Serrano, the departing congressman, said he has been saddened by the federal government’s response to recent crises, including the natural disasters that have pummeled his native Puerto Rico. But, he said, he finds inspiration in the public’s response. “The daily applause isn’t noise. It’s music. It’s awareness,” he said of New Yorkers’ 7 p.m. ritual saluting the city’s essential workers.
Torres, the city council member, noted that before the crisis, this community went mostly unacknowledged. “Now,” he said, “it’s inescapable: The Bronx as the essential borough is staring everyone in the face. My hope is that a post-covid-19 world will do right by the Bronx.”
He added, “The Bubonic Plague ended feudalism.”

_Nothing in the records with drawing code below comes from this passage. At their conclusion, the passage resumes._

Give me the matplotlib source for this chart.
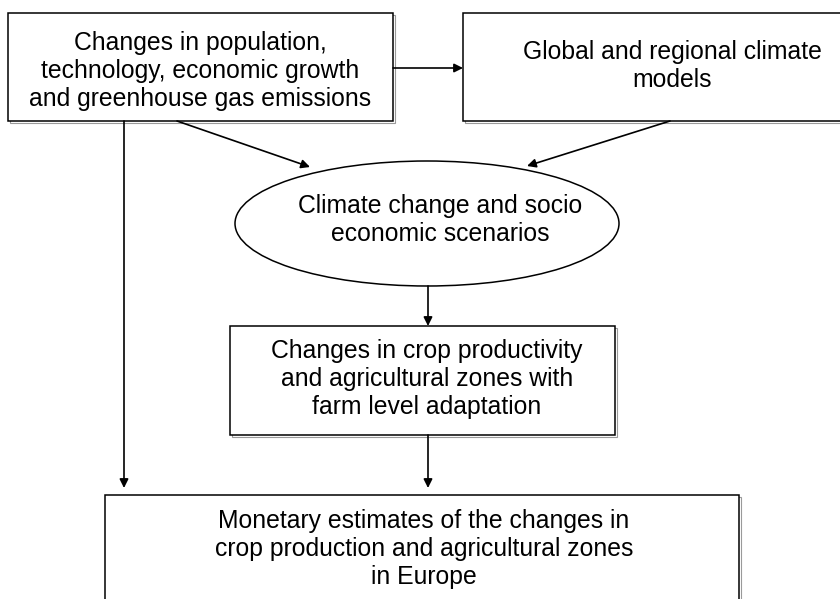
import matplotlib
matplotlib.use("Agg")
import matplotlib.pyplot as plt
from matplotlib.patches import Rectangle, Ellipse

# ---- node texts ----
box_labels = [
    "Changes in population,\ntechnology, economic growth\nand greenhouse gas emissions",
    "Global and regional climate\nmodels",
    "Changes in crop productivity\nand agricultural zones with\nfarm level adaptation",
    "Monetary estimates of the changes in\ncrop production and agricultural zones\nin Europe",
]
ellipse_label = "Climate change and socio\neconomic scenarios"

# ---- geometry (pixel coords, y downwards) ----
boxes = [(8, 13, 393, 121), (463, 13, 881, 121), (230, 326, 615, 435), (105, 495, 739, 640)]
box_text_xy = [(200, 71), (672, 66), (427, 379), (424, 549)]
ell_center, ell_w, ell_h = (427, 223.5), 384, 125
ell_text_xy = (440, 220)

# arrows: (x0, y0, x1, y1)
arrows = [
    (393, 68, 463, 68),
    (177, 121, 310, 167),
    (670, 121, 527, 166),
    (428, 286, 428, 326),
    (428, 435, 428, 488),
    (124, 121, 124, 488),
]

plt.rcParams["font.family"] = ["Liberation Sans", "DejaVu Sans"]

fig = plt.figure(figsize=(8.4, 5.99), dpi=100)
ax = fig.add_axes([0, 0, 1, 1])
ax.set_xlim(0, 840)
ax.set_ylim(599, 0)
ax.axis("off")

FS = 17.8
LSP = 1.2
LW = 1.1

for (x0, y0, x1, y1), lbl, (tx, ty) in zip(boxes, box_labels, box_text_xy):
    # faint shadow
    ax.add_patch(Rectangle((x0 + 1.5, y0 + 1.5), x1 - x0, y1 - y0,
                           facecolor="none", edgecolor="#9a9a9a", lw=0.8, zorder=1))
    ax.add_patch(Rectangle((x0, y0), x1 - x0, y1 - y0,
                           facecolor="white", edgecolor="black", lw=LW, zorder=2))
    ax.text(tx, ty, lbl, ha="center", va="center", fontsize=FS,
            linespacing=LSP, zorder=3)

ax.add_patch(Ellipse(ell_center, ell_w, ell_h, facecolor="white",
                     edgecolor="black", lw=LW, zorder=2))
ax.text(ell_text_xy[0], ell_text_xy[1], ellipse_label, ha="center", va="center",
        fontsize=FS, linespacing=LSP, zorder=3)

for x0, y0, x1, y1 in arrows:
    ax.annotate("", xy=(x1, y1), xytext=(x0, y0),
                arrowprops=dict(arrowstyle="-|>", color="black", lw=1.2,
                                mutation_scale=13, shrinkA=0, shrinkB=0),
                zorder=4)

fig.savefig("out.png", dpi=100, facecolor="white")
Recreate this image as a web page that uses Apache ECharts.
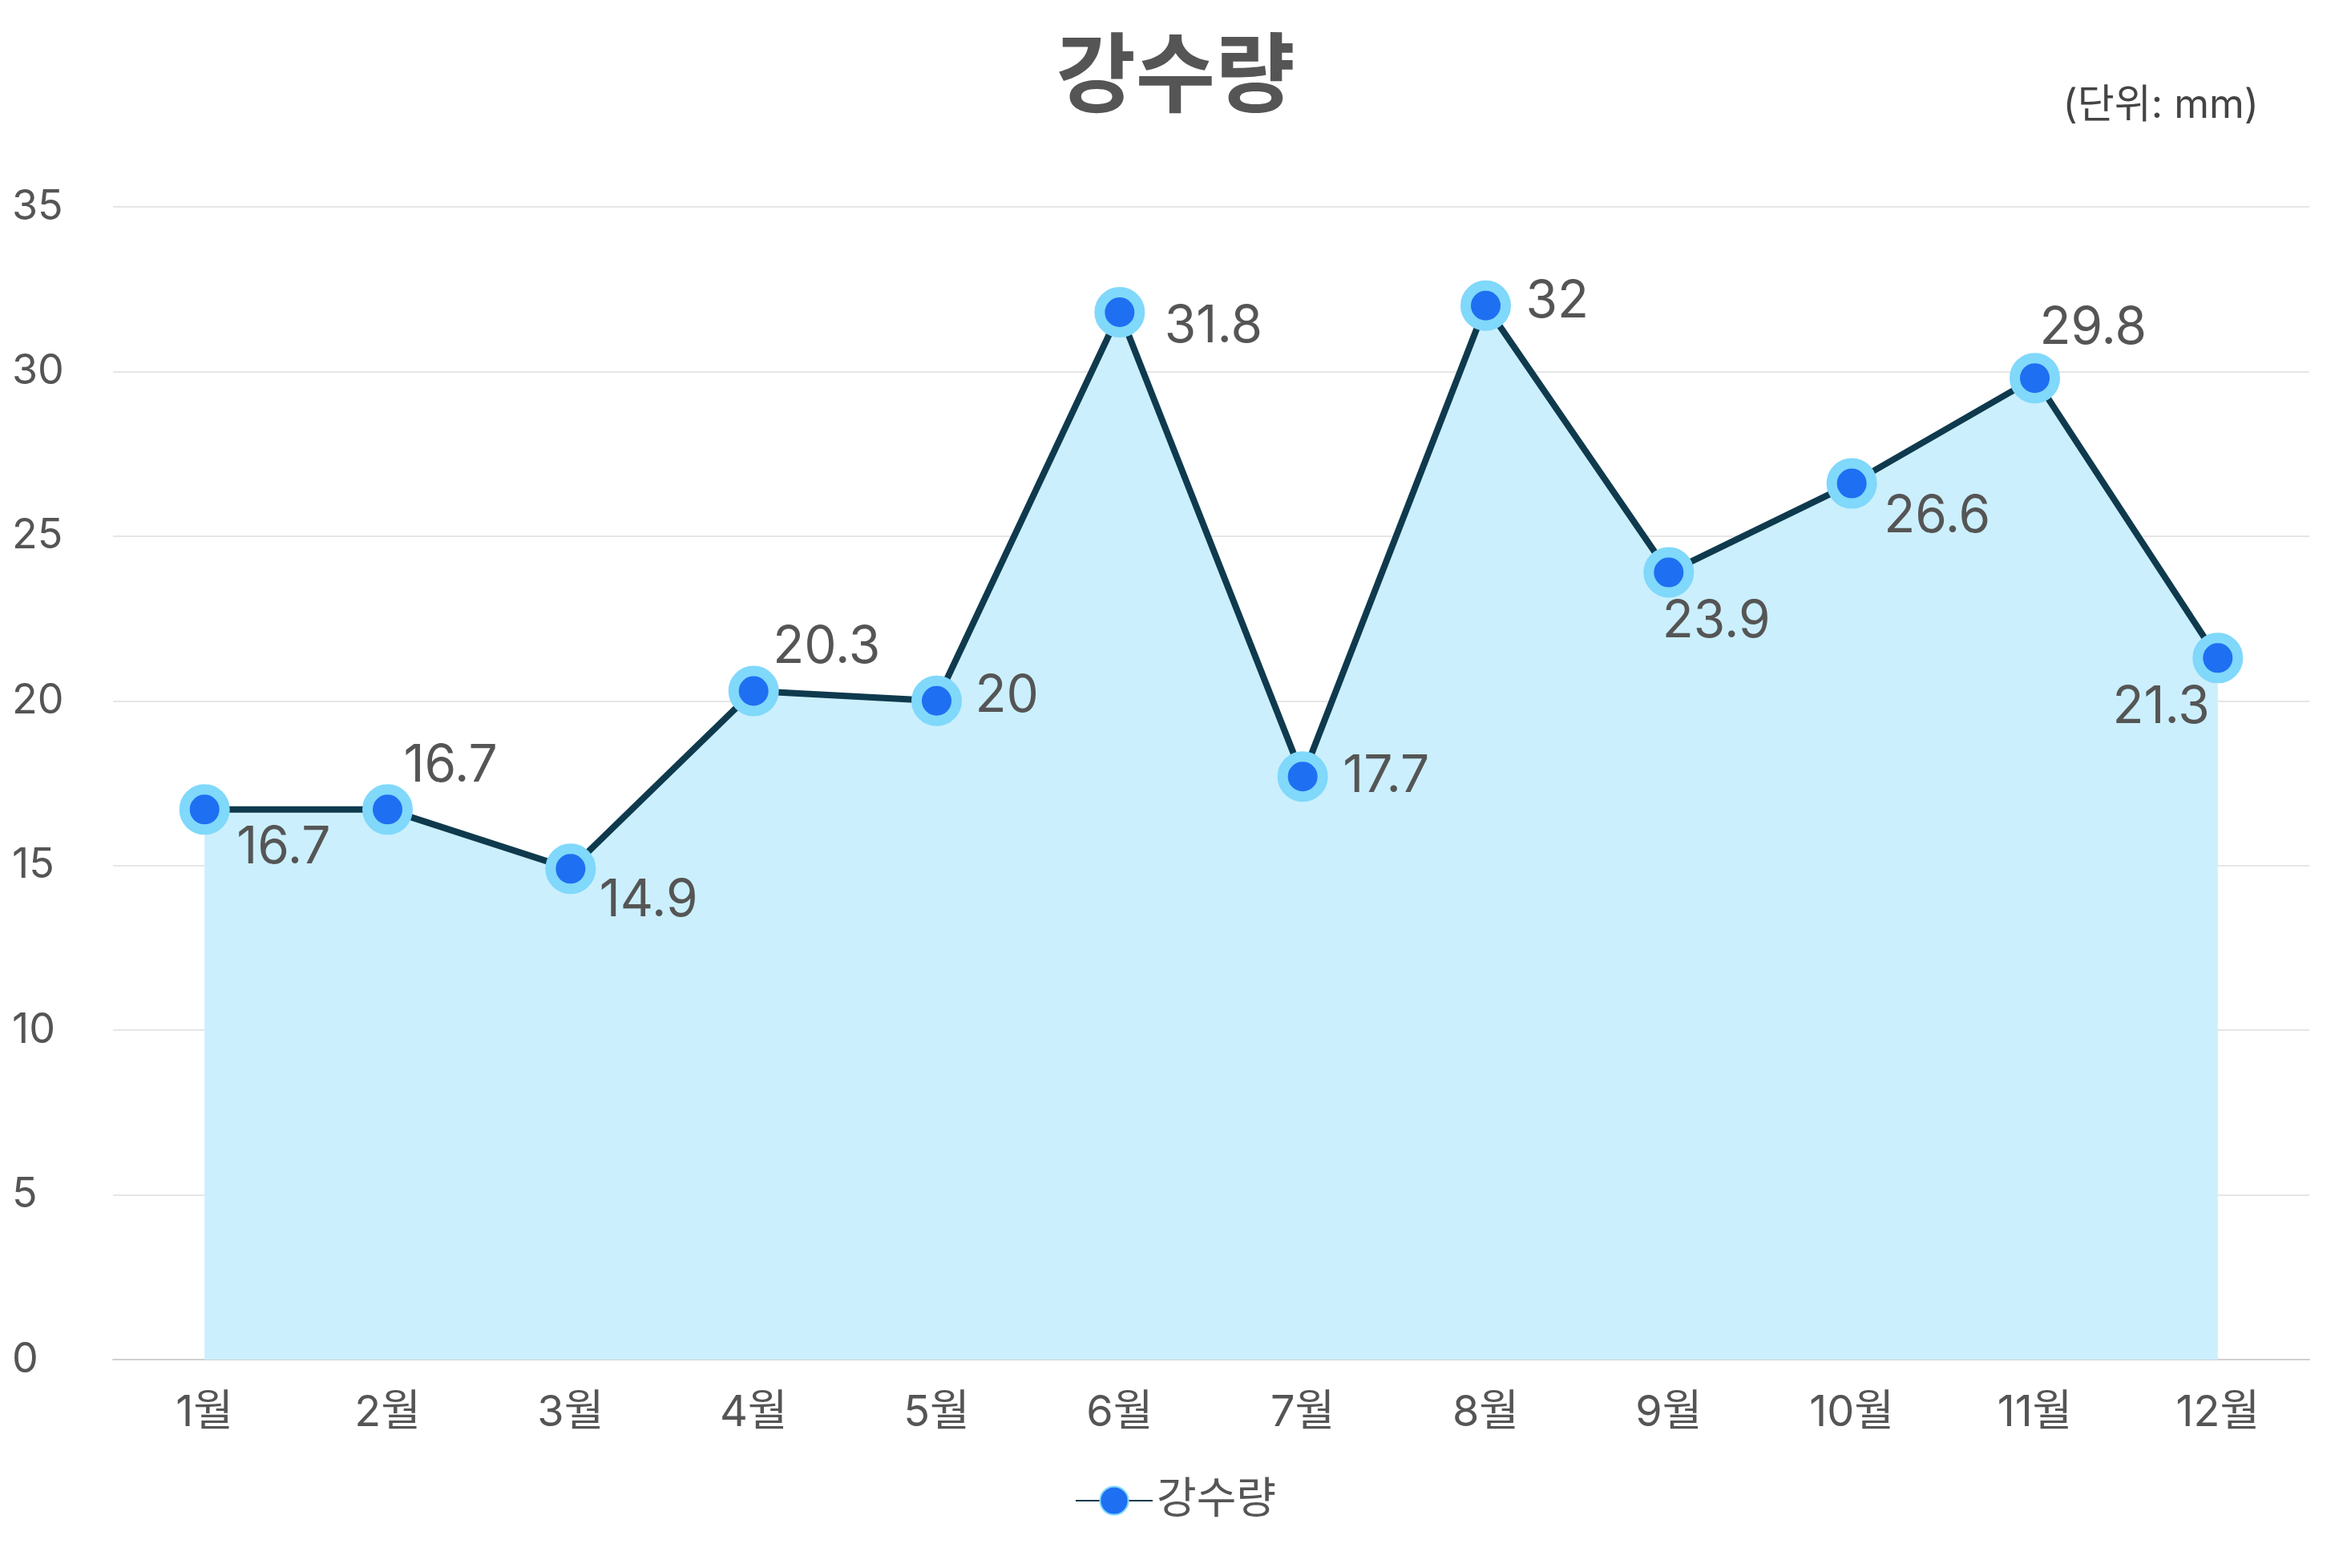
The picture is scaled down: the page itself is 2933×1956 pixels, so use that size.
<!DOCTYPE html>
<html><head><meta charset="utf-8">
<script src="https://cdn.jsdelivr.net/npm/echarts@6/dist/echarts.min.js"></script>
<style>html,body{margin:0;padding:0;background:#fff}#c{width:2933px;height:1956px}</style>
</head><body><div id="c"></div>
<script>
const categories = ['1월','2월','3월','4월','5월','6월','7월','8월','9월','10월','11월','12월'];
const rainfall = [16.7,16.7,14.9,20.3,20,31.8,17.7,32,23.9,26.6,29.8,21.3];
const seriesName = '강수량';
const labelPlacement = [
  [40,16,'left','top'],[20,-22,'left','bottom'],[36,8,'left','top'],[24,-22,'left','bottom'],
  [48,-6,'left','middle'],[56,18,'left','middle'],[50,0,'left','middle'],[50,-4,'left','middle'],
  [-8,30,'left','top'],[40,10,'left','top'],[6,-30,'left','bottom'],[-10,30,'right','top']
];
const chart = echarts.init(document.getElementById('c'));
const F = "Inter,'Noto Sans CJK KR',sans-serif";
chart.setOption({
  textStyle:{fontFamily:F},
  title:[{text:'강수량',left:'center',top:40,textStyle:{fontSize:108,fontWeight:'bold',color:'#555',fontFamily:F}},
         {text:'(단위: mm)',right:110,top:102,textStyle:{fontSize:50,fontWeight:'normal',color:'#444',fontFamily:F}}],
  grid:{left:141,right:52,top:258,bottom:260},
  legend:{bottom:52,left:'center',itemWidth:96,itemHeight:44,itemGap:6,textStyle:{fontSize:54,color:'#555',fontFamily:F},data:[seriesName]},
  xAxis:{type:'category',data:categories,boundaryGap:true,
    axisLine:{lineStyle:{color:'#d0d0d0',width:2}},axisTick:{show:false},
    axisLabel:{fontSize:54,color:'#555',margin:40,fontFamily:F}},
  yAxis:{type:'value',min:0,max:35,interval:5,
    axisLabel:{fontSize:52,color:'#555',margin:46,align:'left',padding:[0,0,0,-80],fontFamily:F},
    splitLine:{lineStyle:{color:'#e6e6e6',width:2}}},
  series:[{name:seriesName,type:'line',data:rainfall.map((v,i)=>({value:v,label:{offset:[labelPlacement[i][0],labelPlacement[i][1]],align:labelPlacement[i][2],verticalAlign:labelPlacement[i][3]}})),
    symbol:'circle',symbolSize:50,
    itemStyle:{color:'#1f6ff2',borderColor:'#80d8fb',borderWidth:13},
    lineStyle:{color:'#0f3a4e',width:8},
    areaStyle:{color:'#cbeffd',opacity:1},
    label:{show:true,position:'inside',fontSize:64,color:'#555',fontFamily:F}}]
});
</script></body></html>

Cary Goodman, a schoolteacher who became executive director of the business-improvement district around Yankee Stadium, said he hasn’t seen transformative positive change here since 1974. The Yankees’ season, which typically stretches from April to October, accounts for 80 percent of annual local income here, he said. “Restaurants and Broadway are closed in Manhattan. Okay. But they’ve been collecting money. Our guys were only about to make money,” Goodman said. “It’s a new level of degradation. It was bad and tenuous. The worst. Now? Boom. Even worse.”
He continued: “It’s an insult to our dignity to see a tremendous resource like Yankee Stadium go empty in all this. How many suites could be shelters or hospital rooms? How many concession kitchens could serve meals to the needy?”
There was a national uproar after a tiger tested positive for the coronavirus at the storied Bronx Zoo, Goodman noted. “What about the Bronx people?” he said.
The Yankees, earlier this month, established a $1.4 million relief fund to help “ease the burden” faced by stadium staff.
When describing the Bronx and its residents, politicians tend to talk in euphemisms. They use terms like “socioeconomic status,” “access to resources,” “grit,” “heart” and “passion.” But grit is not a vaccine, people here say, and landlords don’t accept rent paid in passion. The platitudes can be as exhausting as standing 178th in line for groceries.
Hours after she first arrived outside the market, Ozuna, the out-of-work Uber driver, passed a sign detailing the mall’s code of conduct: 14 prohibitions, the fourth of which bans “gathering or loitering in groups of three or more while not actively engaged in consumer activity.” It was posted years before social distancing entered the nation’s lexicon.
When the mall was built, it replaced a popular wholesale fruit and vegetable market with big box stores. Then in February, Food Bazaar Supermarket opened to rousing community applause.
She brushed her hand at the whole sad tableau: the line, the Bronx, the city, the nation. “They take and take,” said Ozuna. “So we think we accomplish something when we get back what was ours all along. We never leave empty-handed, but we never leave fulfilled.”